The icing on the cake was the manner in which the purchase price was determined. Numrous spreadsheets prepared by petitioner's brother explicitly state that the purchase price would equal West Side's closing cash balance plus 68.125% of its accrued tax liabilities. A sophisticated businessman like petitioner should have been curious as to why the purchase price for his company was being computed as a percentage of its tax liabilities, and why this was the only number that Fortrend seemed to care about. In effect, Fortrend was offering to assume a $16.9 million tax liability in exchange for a $5 million fee. Because the economics of the deal made it obvious that Fortrend was not going to pay West Side's tax liabilities, this fact alone put petitioner on "inquiry knowledge."
Petitioner testified that he had no contemporaneous understanding that the "Fortrend premium" was correlated to West Side's accrued tax liabilities. The Court did not find this testimony credible. Petitioner actively participated in negotiating Fortrend's fee. When confronted with his brother's spreadsheets that invariably compute Fortrend's fee as 31.875% of West Side's tax liabilities, petitioner became visibly uncomfortable. Petitioner's evasive testimony is further evidence that he had at least constructive knowledge that Fortrend planned to use a tax-avoidance scheme to eliminate West Side's tax liability.

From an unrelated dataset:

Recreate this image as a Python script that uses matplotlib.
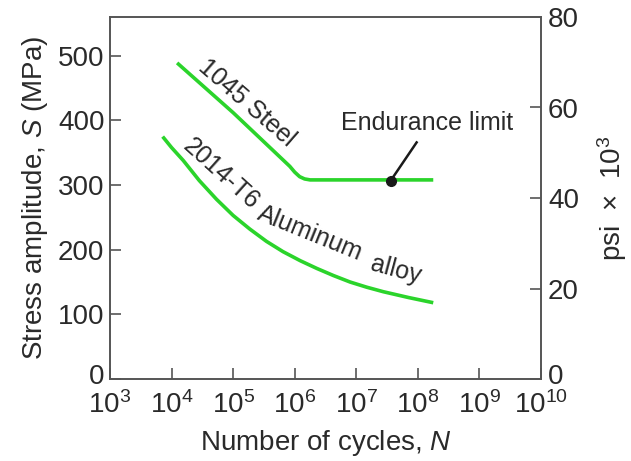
import numpy as np
import matplotlib
matplotlib.use("Agg")
import matplotlib.pyplot as plt
from matplotlib.ticker import NullLocator, FixedLocator
from matplotlib.transforms import ScaledTranslation

plt.rcParams['font.family'] = ['Liberation Sans', 'DejaVu Sans']
plt.rcParams['mathtext.fontset'] = 'custom'
plt.rcParams['mathtext.rm'] = 'Liberation Sans'
plt.rcParams['mathtext.it'] = 'Liberation Sans:italic'

# data (log10 N, stress in MPa)
steel_logN = [4.09, 5.0, 5.92, 6.0, 6.08, 6.16, 6.25, 7.0, 8.25]
steel_S = [489, 412, 329, 320, 313, 309.5, 308, 308, 308]

alu_logN = [3.855, 4.0, 4.19, 4.45, 4.73, 5.0, 5.27, 5.54, 5.81, 6.09, 6.36,
            6.63, 6.90, 7.17, 7.44, 7.85, 8.25]
alu_S = [375, 358, 338, 307, 278, 253, 232, 213, 197, 183, 171,
         160, 150, 142, 135, 126, 118]

endurance_logN = 7.56
endurance_S = 307
pointer_logN = 7.98
pointer_S = 366

xticks = [3, 4, 5, 6, 7, 8, 9, 10]
mpa_ticks = [0, 100, 200, 300, 400, 500]
psi_ticks = [0, 20, 40, 60, 80]

green = '#2bd42b'
axcol = '#555555'
txtcol = '#2a2a2a'

fig = plt.figure(figsize=(6.31, 4.61), dpi=100)
ax = fig.add_axes([110/631, 1-379/461, 431/631, 362/461])

ax.plot(10**np.array(steel_logN), steel_S, color=green, lw=2.6, solid_capstyle='butt')
ax.plot(10**np.array(alu_logN), alu_S, color=green, lw=2.6, solid_capstyle='butt')

ax.set_xscale('log')
ax.set_xlim(1e3, 1e10)
ax.set_ylim(0, 560)
ax.xaxis.set_major_locator(FixedLocator([10.0**k for k in xticks]))
ax.xaxis.set_minor_locator(NullLocator())
ax.set_xticklabels(['$10^{%d}$' % k for k in xticks])
ax.set_yticks(mpa_ticks)

for s in ax.spines.values():
    s.set_color(axcol)
    s.set_linewidth(1.2)

ax.tick_params(axis='both', direction='in', length=8, width=1.2, color=axcol,
               labelsize=20, labelcolor=txtcol, pad=4)
ax.tick_params(axis='x', pad=9)

ax.set_xlabel('Number of cycles, $N$', fontsize=20, color=txtcol, labelpad=6)
ax.set_ylabel('Stress amplitude, $S$ (MPa)', fontsize=20, color=txtcol, labelpad=6)

ax2 = ax.twinx()
ax2.set_ylim(0, 80)
ax2.set_yticks(psi_ticks)
for s in ax2.spines.values():
    s.set_color(axcol)
    s.set_linewidth(1.2)
ax2.tick_params(axis='y', direction='in', length=8, width=1.2, color=axcol,
                labelsize=20, labelcolor=txtcol, pad=5)
ax2.set_ylabel('psi  $\\times$  10$^{3}$', fontsize=20, color=txtcol, labelpad=12)

# lift the two "0" labels a little so they clear the x tick labels
lift = ScaledTranslation(0, 5/100, fig.dpi_scale_trans)
for a in (ax, ax2):
    lab = a.get_yticklabels()[0]
    lab.set_transform(lab.get_transform() + lift)

# endurance limit marker
ax.plot([10**endurance_logN, 10**pointer_logN], [endurance_S, pointer_S],
        color='#1a1a1a', lw=1.8)
ax.plot(10**endurance_logN, endurance_S, 'o', color='#1a1a1a', ms=7)
ax.text(10**8.15, 396, 'Endurance limit', ha='center', va='center',
        fontsize=18, color=txtcol)

# curve labels
ax.text(10**5.22, 427, '1045 Steel', rotation=-41, ha='center', va='center',
        fontsize=18, color=txtcol, rotation_mode='anchor')
ax.text(10**4.81, 317, '2014-T6', rotation=-42, ha='center', va='center',
        fontsize=18, color=txtcol, rotation_mode='anchor')
ax.text(10**6.25, 225, 'Aluminum', rotation=-22, ha='center', va='center',
        fontsize=18, color=txtcol, rotation_mode='anchor')
ax.text(10**7.64, 169, 'alloy', rotation=-15, ha='center', va='center',
        fontsize=18, color=txtcol, rotation_mode='anchor')

fig.savefig('out.png', dpi=100)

To conclude that the totality of these circumstances did not give rise to constructive knowledge on petitioner's part "would do away with the distinction between actual and constructive knowledge." Diebold Found., Inc., 736 F.3d at 189. And to relieve petitioner and his advisers of the duty to inquire, when the surrounding circumstances cried out for such inquiry, "would be to bless the willful blindness the constructive knowledge test was designed to root out." Ibid. We find as a fact that petitioner had constructive knowledge that Fortrend intended to implement an illegitimate scheme to evade West Side's accrued tax liabilities and leave it without assets to satisfy those liabilities. The various steps of the Midco transaction may thus be "collapsed" in determining whether petitioner was a "transferee" of West Side under Ohio law.Finally, proving that there is little honor among thieves, in the negotiations leading to the sale of the C Corporation stock, the petitioner tried to play off two supposed competitors in the Midco transaction market -- Midco and Fortrend -- to squeeze out the largest share of the tax being avoided. Here is what the Court said about that "competition:"
Because petitioner regarded MidCoast and Fortrend as competitors, he began negotiating with both in the hope of stirring up a bidding war. James arranged further conference calls with both companies. Rather than compete, MidCoast secretly agreed with Fortrend to step away from the transaction in exchange for a fee of $1,180,000 (ultimately paid by West Side on September 14, 2003). MidCoast's final offer was adjusted to make it seem unattractive, and petitioner therefore chose to pursue discussions with Fortrend in order to "maximize" his profits.